Graduated driver licensing programs for young drivers may have unintended negative consequences, according to a recent study based on data released by the American Medical Association (AMA). Such programs are intended to reduce car accidents among teenage drivers. They ease new drivers from restricted licensing into full licensing. The study finds that states with the most restrictive laws showed fewer fatal accidents among 16 and 17 year-old drivers, but more accidents for 18 and 19 year olds.

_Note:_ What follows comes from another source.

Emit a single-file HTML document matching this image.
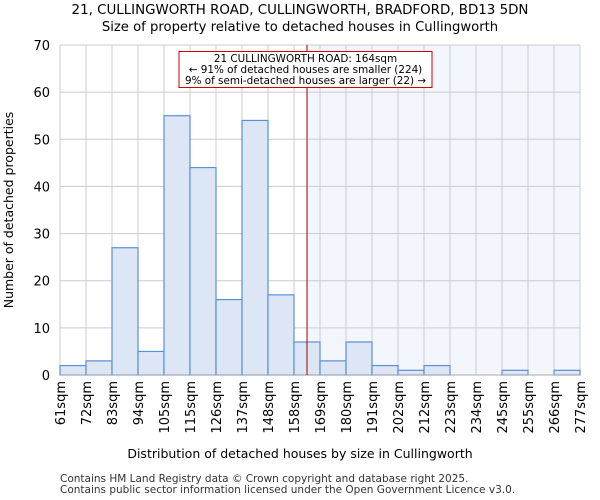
<!DOCTYPE html>
<html><head><meta charset="utf-8"><style>
body{margin:0;background:#fff}
svg{display:block;font-family:"DejaVu Sans","Liberation Sans",sans-serif}
</style></head><body>
<svg id="chart" width="600" height="500" xmlns="http://www.w3.org/2000/svg">
<text x="300" y="14" text-anchor="middle" font-size="13.4">21, CULLINGWORTH ROAD, CULLINGWORTH, BRADFORD, BD13 5DN</text>
<text x="300" y="31" text-anchor="middle" font-size="13.2">Size of property relative to detached houses in Cullingworth</text>
<g id="plot"></g>
<text x="300" y="458" text-anchor="middle" font-size="12.5">Distribution of detached houses by size in Cullingworth</text>
<text transform="translate(13,210) rotate(-90)" text-anchor="middle" font-size="12.5">Number of detached properties</text>
<text x="60" y="482" font-size="10.5" fill="#333">Contains HM Land Registry data © Crown copyright and database right 2025.</text>
<text x="60" y="493" font-size="10.5" fill="#333">Contains public sector information licensed under the Open Government Licence v3.0.</text>
</svg>
<script>
const binLabels=["61sqm","72sqm","83sqm","94sqm","105sqm","115sqm","126sqm","137sqm","148sqm","158sqm","169sqm","180sqm","191sqm","202sqm","212sqm","223sqm","234sqm","245sqm","255sqm","266sqm","277sqm"];
const counts=[2,3,27,5,55,44,16,54,17,7,3,7,2,1,2,0,0,1,0,1];
const yTicks=[0,10,20,30,40,50,60,70];
const propertyBin=9.5;
const NS="http://www.w3.org/2000/svg";
const g=document.getElementById('plot');
const L=60,R=580,T=45,B=375,yMax=70;
const n=counts.length,bw=(R-L)/n;
const x=i=>L+i*bw;
const y=v=>B-v/yMax*(B-T);
function mk(tag,a){const e=document.createElementNS(NS,tag);for(const k in a)e.setAttribute(k,a[k]);g.appendChild(e);return e;}
const px=x(propertyBin);
let e=mk('rect',{x:px,y:T,width:R-px,height:B-T,fill:'#f3f6fd'});


for(let i=0;i<=n;i++){e=mk('line',{x1:x(i),x2:x(i),y1:T,y2:B,stroke:'#ccc','stroke-width':1});

}
yTicks.forEach(t=>{e=mk('line',{x1:L,x2:R,y1:y(t),y2:y(t),stroke:'#ccc','stroke-width':1});


e=mk('text',{x:L-10,y:y(t)+5,'text-anchor':'end','font-size':13});e.textContent=t;

});
counts.forEach((c,i)=>{if(c<=0)return;e=mk('rect',{x:x(i),y:y(c),width:bw,height:B-y(c),fill:'#dce6f4',stroke:'#5b8fd6','stroke-width':1.2});

});
binLabels.forEach((l,i)=>{e=mk('text',{transform:`translate(${x(i)+5},381) rotate(-90)`,'text-anchor':'end','font-size':13});e.textContent=l;

});
e=mk('line',{x1:L,x2:R,y1:B,y2:B,stroke:'#aaa'});


e=mk('line',{x1:px,x2:px,y1:T,y2:B,stroke:'#a00000','stroke-width':1});


e=mk('rect',{x:179,y:51.5,width:253,height:36,fill:'#fff',stroke:'#c00','stroke-width':1});


["21 CULLINGWORTH ROAD: 164sqm","← 91% of detached houses are smaller (224)","9% of semi-detached houses are larger (22) →"].forEach((s,i)=>{
e=mk('text',{x:305.5,y:62+i*11,'text-anchor':'middle','font-size':10.4});e.textContent=s;

});
</script>
</body></html>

New Jersey driving laws have limited restrictions on teen drivers. In New Jersey, 16 year-olds can enroll in driver education programs, take vision and knowledge tests and obtain a learner's permit. After they have practiced supervised driving for at least six months, they can take a road test. Drivers from the ages of 17 to 20 can qualify for examination permits before their six months of supervised driving and road test. All drivers younger than 21 receive probationary licenses, and they then drive unsupervised for a year before qualifying for a basic driver's license.
The new study, conducted by an official of the California Department of Motor Vehicles, covered very broad data. It included fatal accidents involving teenagers from all 50 states and Washington, D.C. This meant considering more than 131,000 fatal crashes from 1986 to 2007. States with the most restrictive policies on teens showed fatal accidents involving 16-year-old drivers drop by 26 percent. However, the same states showed a 12 percent leap in fatal accidents involving 18-year-old motorists. These ratios were compared with states lacking such restrictions. The AMA believes the study shows that restricting younger drivers limits the experience that they need for safer driving later.